Input records:
◆ ◆ ◆ ◆

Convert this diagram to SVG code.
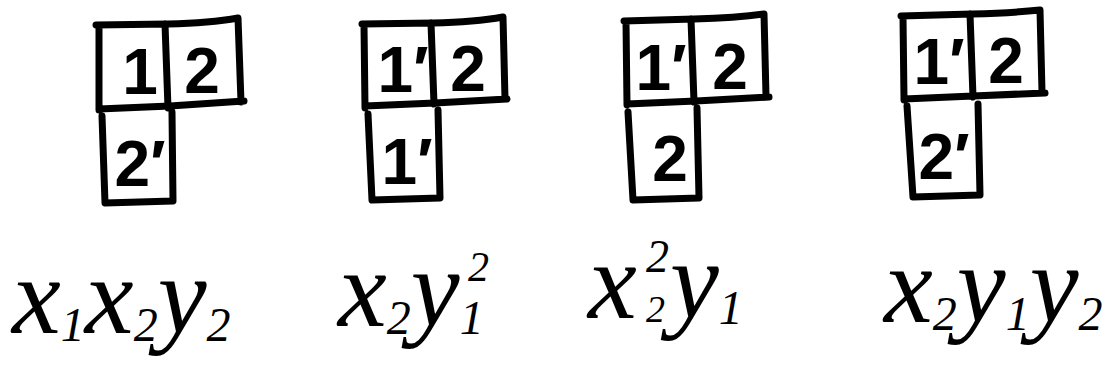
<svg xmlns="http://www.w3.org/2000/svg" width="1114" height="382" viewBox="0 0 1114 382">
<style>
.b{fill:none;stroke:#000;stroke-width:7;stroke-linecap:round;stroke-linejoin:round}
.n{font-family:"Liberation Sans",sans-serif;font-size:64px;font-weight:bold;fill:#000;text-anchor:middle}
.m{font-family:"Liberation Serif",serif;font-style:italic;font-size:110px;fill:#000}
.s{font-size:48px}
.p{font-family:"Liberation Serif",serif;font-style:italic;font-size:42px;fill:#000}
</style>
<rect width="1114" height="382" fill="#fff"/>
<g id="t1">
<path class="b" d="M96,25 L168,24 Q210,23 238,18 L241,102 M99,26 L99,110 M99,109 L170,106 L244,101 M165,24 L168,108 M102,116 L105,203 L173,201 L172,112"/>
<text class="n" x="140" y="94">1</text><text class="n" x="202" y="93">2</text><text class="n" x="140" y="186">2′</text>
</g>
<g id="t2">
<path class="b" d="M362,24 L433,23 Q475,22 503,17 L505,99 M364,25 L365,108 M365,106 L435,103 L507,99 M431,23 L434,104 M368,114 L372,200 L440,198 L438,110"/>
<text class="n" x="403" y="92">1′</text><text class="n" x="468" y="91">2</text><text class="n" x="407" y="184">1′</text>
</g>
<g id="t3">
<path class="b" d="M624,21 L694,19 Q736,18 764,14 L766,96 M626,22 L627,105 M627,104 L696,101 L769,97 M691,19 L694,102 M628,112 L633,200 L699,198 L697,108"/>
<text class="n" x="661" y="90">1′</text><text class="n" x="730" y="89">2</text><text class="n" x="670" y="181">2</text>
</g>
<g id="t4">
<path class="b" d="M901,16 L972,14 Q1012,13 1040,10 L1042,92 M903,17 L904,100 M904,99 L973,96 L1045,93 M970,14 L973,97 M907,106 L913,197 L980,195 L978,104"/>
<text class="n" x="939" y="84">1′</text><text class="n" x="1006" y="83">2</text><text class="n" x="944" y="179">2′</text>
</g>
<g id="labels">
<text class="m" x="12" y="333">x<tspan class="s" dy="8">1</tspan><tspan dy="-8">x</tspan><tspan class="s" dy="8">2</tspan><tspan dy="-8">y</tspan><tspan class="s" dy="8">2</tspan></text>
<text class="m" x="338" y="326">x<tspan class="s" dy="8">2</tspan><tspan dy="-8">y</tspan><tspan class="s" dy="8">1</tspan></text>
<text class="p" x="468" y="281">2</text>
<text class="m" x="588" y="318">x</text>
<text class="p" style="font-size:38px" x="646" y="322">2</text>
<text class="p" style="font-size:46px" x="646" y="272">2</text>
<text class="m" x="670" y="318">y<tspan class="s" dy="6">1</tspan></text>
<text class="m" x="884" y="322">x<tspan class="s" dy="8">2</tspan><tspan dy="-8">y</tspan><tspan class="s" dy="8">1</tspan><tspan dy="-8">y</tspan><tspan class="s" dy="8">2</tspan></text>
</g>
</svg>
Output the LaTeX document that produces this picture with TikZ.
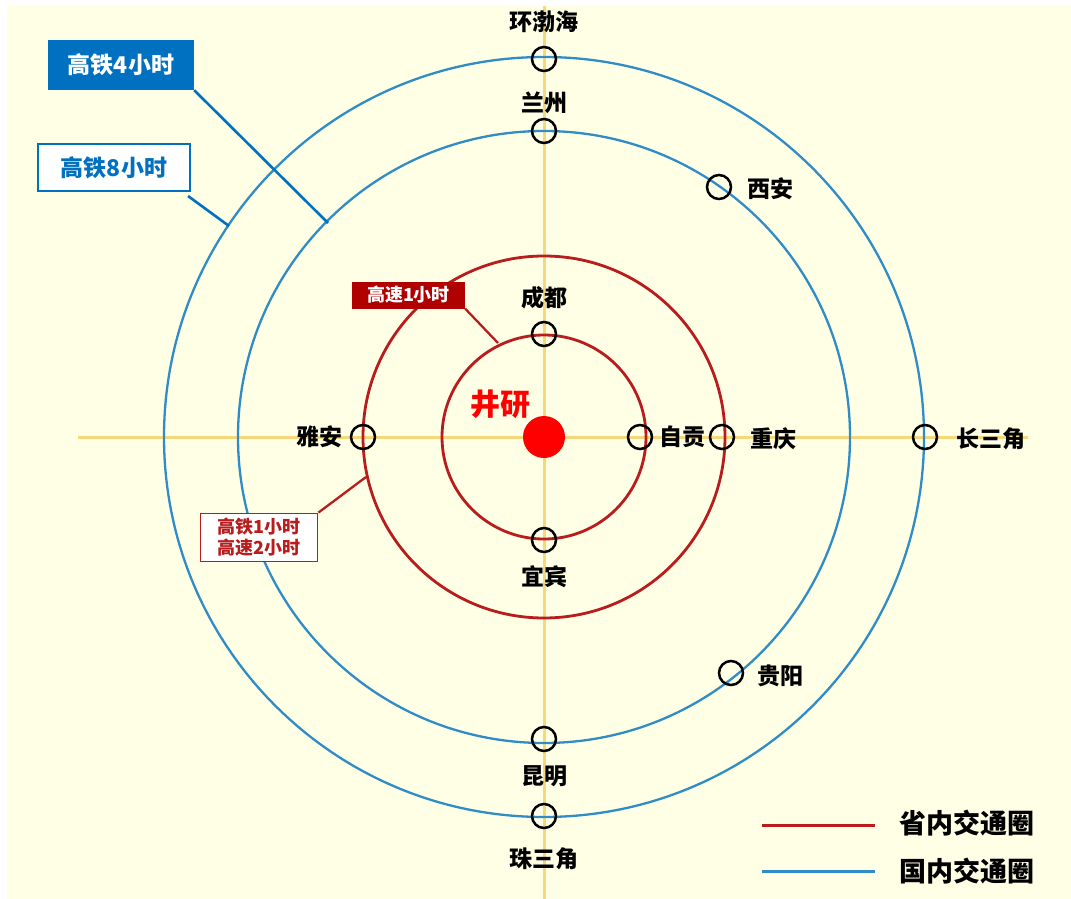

◆ ◆ ◆ ◆

Goal of the exercise:
For the entries shown above, give the number of lines that include the word "this", without any other text.

Full answer:
2